• Records for processing:
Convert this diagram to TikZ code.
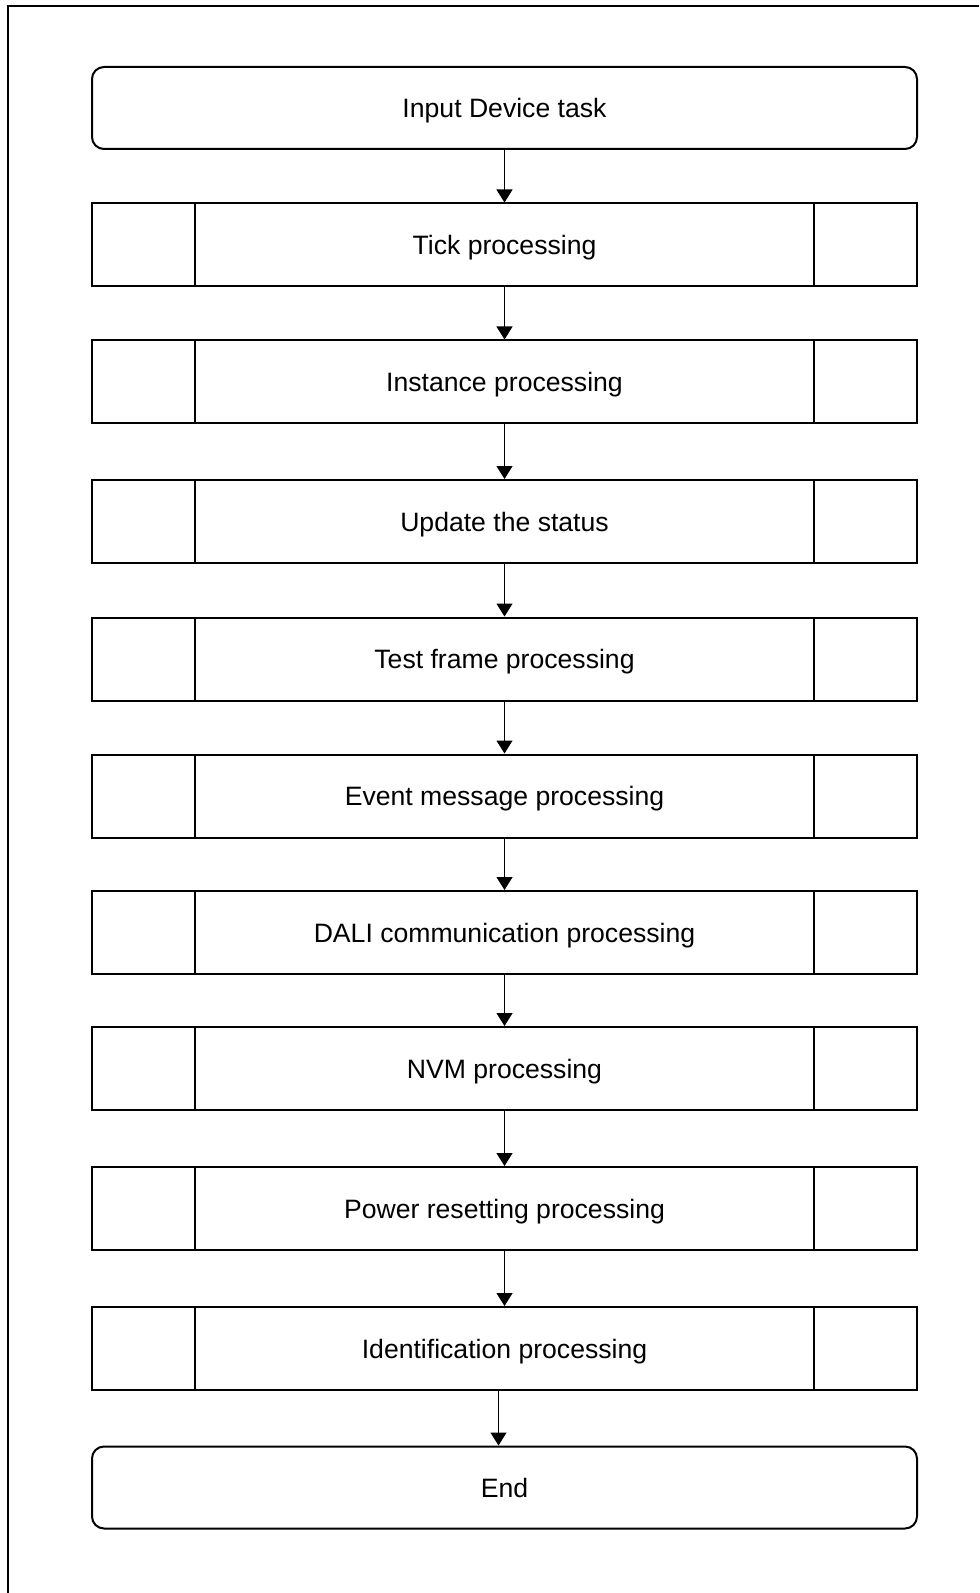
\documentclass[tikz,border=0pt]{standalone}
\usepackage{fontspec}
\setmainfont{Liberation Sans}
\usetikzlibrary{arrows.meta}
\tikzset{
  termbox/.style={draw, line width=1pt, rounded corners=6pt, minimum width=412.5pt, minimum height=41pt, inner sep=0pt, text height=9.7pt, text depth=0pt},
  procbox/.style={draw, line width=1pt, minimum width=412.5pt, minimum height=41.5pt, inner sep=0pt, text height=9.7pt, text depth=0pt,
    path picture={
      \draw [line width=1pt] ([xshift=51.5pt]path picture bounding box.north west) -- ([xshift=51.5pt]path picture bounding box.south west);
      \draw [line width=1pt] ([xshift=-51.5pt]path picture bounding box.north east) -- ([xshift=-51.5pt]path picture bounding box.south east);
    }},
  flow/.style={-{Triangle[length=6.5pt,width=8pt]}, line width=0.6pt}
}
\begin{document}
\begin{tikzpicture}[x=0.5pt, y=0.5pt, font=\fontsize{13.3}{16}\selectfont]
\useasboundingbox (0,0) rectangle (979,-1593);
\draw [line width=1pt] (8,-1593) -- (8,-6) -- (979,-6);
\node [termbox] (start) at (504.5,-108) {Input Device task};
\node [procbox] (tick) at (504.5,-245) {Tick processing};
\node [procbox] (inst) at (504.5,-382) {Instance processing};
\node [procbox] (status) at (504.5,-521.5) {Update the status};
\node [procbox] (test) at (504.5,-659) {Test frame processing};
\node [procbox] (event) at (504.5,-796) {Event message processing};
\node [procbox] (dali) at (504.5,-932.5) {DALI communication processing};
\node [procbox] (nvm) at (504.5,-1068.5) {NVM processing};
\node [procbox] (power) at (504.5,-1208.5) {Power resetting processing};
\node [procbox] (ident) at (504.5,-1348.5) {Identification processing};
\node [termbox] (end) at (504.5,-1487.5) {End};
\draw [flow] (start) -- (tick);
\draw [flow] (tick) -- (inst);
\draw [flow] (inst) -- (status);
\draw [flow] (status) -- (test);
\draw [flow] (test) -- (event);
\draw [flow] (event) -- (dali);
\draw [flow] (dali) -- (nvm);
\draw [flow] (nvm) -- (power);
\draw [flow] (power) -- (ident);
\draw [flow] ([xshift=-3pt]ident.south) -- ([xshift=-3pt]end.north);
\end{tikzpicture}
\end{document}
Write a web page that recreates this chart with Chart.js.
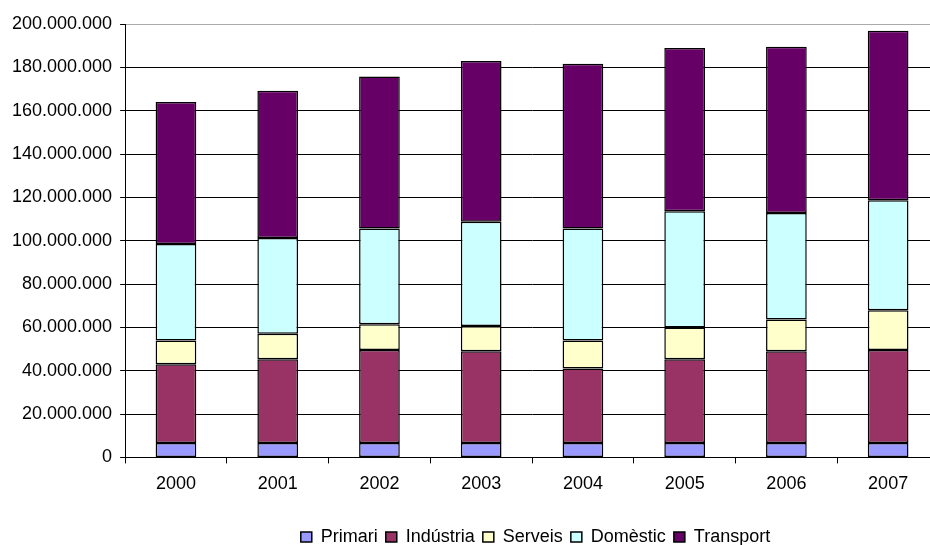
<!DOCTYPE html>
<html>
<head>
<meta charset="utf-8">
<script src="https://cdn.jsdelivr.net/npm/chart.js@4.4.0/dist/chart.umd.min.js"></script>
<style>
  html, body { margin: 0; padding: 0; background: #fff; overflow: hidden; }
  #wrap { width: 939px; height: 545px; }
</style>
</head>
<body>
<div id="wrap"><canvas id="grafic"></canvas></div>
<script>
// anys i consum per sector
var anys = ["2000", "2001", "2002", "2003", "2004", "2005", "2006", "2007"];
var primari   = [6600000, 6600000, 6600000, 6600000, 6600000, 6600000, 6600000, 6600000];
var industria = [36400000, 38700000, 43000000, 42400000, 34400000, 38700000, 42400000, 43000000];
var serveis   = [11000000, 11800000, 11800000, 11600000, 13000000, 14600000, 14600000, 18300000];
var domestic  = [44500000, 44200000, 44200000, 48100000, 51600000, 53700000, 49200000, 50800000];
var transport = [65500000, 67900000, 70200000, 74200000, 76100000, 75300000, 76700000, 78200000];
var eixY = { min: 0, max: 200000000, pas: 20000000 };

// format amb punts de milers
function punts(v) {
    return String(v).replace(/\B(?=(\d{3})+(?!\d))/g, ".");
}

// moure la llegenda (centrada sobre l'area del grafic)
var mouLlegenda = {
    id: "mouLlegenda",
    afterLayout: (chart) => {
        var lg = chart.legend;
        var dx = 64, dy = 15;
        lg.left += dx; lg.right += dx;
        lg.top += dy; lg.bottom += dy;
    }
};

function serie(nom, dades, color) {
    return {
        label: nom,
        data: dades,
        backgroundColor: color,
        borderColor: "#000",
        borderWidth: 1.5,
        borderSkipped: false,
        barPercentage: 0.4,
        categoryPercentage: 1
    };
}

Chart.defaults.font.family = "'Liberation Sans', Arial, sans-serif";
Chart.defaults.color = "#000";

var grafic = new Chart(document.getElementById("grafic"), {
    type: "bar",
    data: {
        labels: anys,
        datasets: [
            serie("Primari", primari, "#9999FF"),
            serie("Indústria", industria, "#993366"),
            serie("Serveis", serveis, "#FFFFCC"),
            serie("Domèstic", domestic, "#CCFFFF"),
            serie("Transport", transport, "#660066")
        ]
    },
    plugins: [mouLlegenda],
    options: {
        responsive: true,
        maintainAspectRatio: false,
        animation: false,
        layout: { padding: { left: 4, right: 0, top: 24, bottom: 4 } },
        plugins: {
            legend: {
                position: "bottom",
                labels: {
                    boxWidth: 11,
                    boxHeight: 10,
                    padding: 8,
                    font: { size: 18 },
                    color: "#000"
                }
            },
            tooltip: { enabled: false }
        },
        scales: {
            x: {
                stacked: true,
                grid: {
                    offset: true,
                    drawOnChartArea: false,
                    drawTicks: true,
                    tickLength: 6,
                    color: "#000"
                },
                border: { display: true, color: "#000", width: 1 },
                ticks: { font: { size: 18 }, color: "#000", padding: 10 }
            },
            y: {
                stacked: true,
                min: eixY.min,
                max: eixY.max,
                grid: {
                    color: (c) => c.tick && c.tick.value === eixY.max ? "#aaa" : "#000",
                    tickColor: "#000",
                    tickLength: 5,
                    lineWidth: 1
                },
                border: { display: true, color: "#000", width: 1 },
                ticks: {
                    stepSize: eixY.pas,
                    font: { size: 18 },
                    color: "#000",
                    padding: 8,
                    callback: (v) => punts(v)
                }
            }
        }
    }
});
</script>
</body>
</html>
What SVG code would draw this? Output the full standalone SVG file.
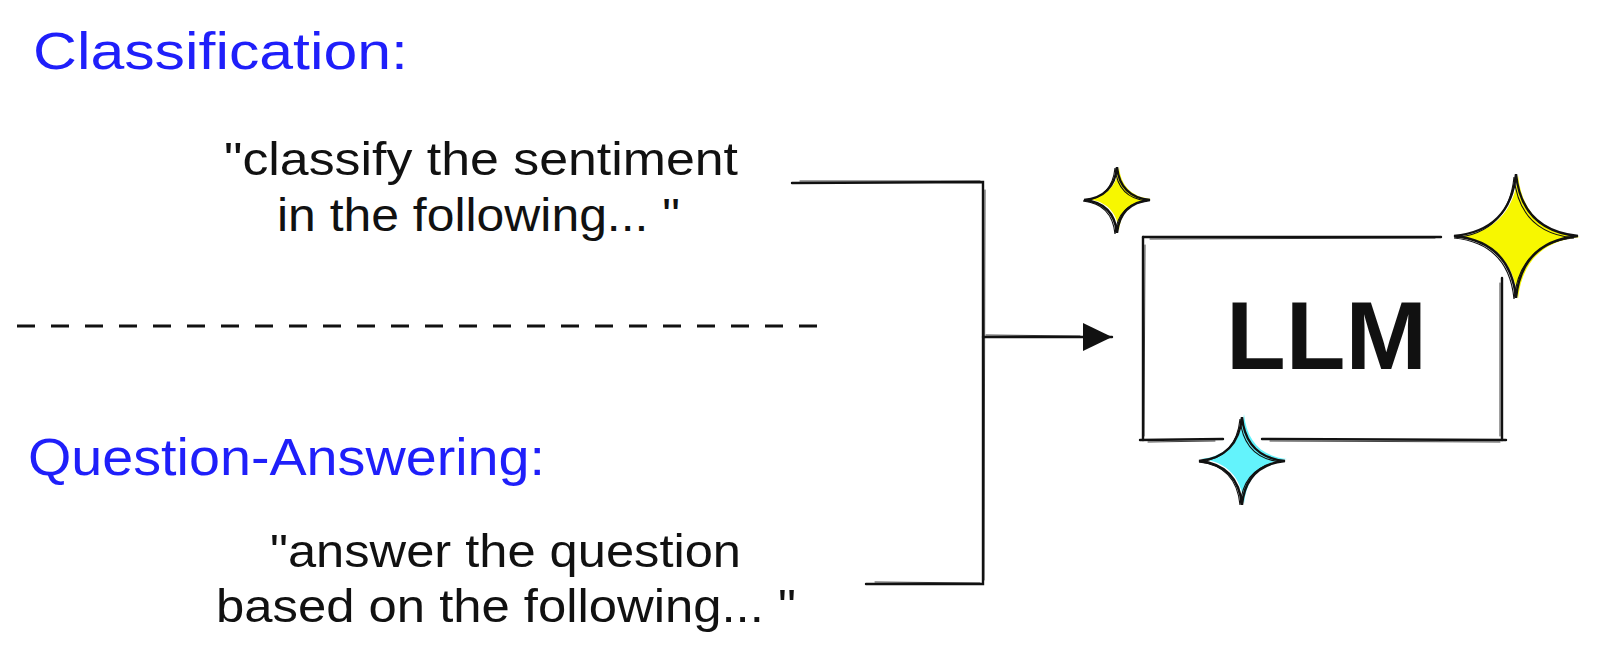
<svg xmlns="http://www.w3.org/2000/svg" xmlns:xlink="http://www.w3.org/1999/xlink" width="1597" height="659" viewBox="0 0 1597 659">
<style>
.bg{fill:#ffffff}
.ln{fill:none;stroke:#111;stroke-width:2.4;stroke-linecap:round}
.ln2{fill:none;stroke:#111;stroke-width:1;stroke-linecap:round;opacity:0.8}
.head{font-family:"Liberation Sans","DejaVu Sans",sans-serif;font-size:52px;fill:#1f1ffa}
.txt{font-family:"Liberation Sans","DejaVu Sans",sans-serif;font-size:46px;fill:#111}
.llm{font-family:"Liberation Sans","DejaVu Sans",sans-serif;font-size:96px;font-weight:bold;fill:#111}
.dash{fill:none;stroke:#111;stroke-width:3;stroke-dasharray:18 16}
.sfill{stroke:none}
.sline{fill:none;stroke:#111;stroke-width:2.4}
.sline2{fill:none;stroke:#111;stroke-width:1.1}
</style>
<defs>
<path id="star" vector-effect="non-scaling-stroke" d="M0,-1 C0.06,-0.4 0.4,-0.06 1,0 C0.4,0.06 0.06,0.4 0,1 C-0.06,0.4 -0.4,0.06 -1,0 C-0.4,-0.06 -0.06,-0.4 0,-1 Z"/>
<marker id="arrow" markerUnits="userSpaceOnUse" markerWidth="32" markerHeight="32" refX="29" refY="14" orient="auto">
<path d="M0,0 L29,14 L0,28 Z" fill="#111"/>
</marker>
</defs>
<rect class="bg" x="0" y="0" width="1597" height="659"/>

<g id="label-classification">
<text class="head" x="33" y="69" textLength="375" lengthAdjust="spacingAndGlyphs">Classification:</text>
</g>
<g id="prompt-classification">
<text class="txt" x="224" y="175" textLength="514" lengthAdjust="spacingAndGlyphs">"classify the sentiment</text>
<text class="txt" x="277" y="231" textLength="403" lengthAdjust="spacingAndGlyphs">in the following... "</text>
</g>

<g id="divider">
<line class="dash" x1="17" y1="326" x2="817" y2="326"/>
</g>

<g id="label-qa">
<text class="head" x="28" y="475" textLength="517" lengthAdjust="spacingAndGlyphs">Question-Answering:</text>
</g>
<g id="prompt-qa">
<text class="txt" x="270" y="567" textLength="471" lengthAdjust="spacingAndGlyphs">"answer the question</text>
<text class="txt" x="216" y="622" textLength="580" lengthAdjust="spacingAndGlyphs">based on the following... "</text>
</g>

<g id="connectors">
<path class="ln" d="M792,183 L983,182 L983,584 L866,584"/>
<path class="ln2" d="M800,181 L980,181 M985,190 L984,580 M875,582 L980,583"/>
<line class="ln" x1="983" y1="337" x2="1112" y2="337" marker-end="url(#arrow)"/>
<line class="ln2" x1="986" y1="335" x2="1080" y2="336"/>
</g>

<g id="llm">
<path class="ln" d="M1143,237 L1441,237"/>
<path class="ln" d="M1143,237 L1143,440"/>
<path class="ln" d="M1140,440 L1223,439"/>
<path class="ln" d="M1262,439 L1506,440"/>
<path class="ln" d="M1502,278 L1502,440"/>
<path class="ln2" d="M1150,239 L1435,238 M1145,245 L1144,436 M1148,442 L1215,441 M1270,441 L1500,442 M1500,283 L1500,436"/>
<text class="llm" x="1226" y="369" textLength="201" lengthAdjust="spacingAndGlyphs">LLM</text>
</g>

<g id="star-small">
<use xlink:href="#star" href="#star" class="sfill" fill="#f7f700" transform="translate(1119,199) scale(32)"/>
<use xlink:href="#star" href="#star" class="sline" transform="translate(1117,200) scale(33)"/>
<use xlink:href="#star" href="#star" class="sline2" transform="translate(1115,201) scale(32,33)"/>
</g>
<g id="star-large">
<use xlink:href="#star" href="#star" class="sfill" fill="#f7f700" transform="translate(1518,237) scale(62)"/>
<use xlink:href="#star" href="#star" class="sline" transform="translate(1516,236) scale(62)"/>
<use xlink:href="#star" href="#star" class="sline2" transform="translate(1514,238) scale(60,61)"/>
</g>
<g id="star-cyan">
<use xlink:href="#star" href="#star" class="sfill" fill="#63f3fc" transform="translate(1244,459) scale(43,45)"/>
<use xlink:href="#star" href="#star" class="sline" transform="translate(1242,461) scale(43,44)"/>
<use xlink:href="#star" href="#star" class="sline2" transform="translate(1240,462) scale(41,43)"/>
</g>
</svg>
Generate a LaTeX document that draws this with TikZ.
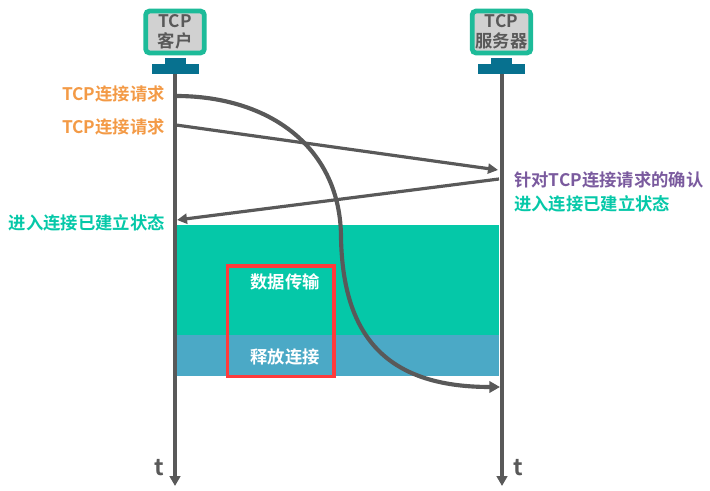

• Exercise: Which lines include the word "this"? Copy every one of them.

• Complete response:
Convert this diagram to TikZ code.
Write a web page that recreates this chart with Chart.js.
What SVG code would draw this? Output the full standalone SVG file.
Generate a LaTeX document that draws this with TikZ.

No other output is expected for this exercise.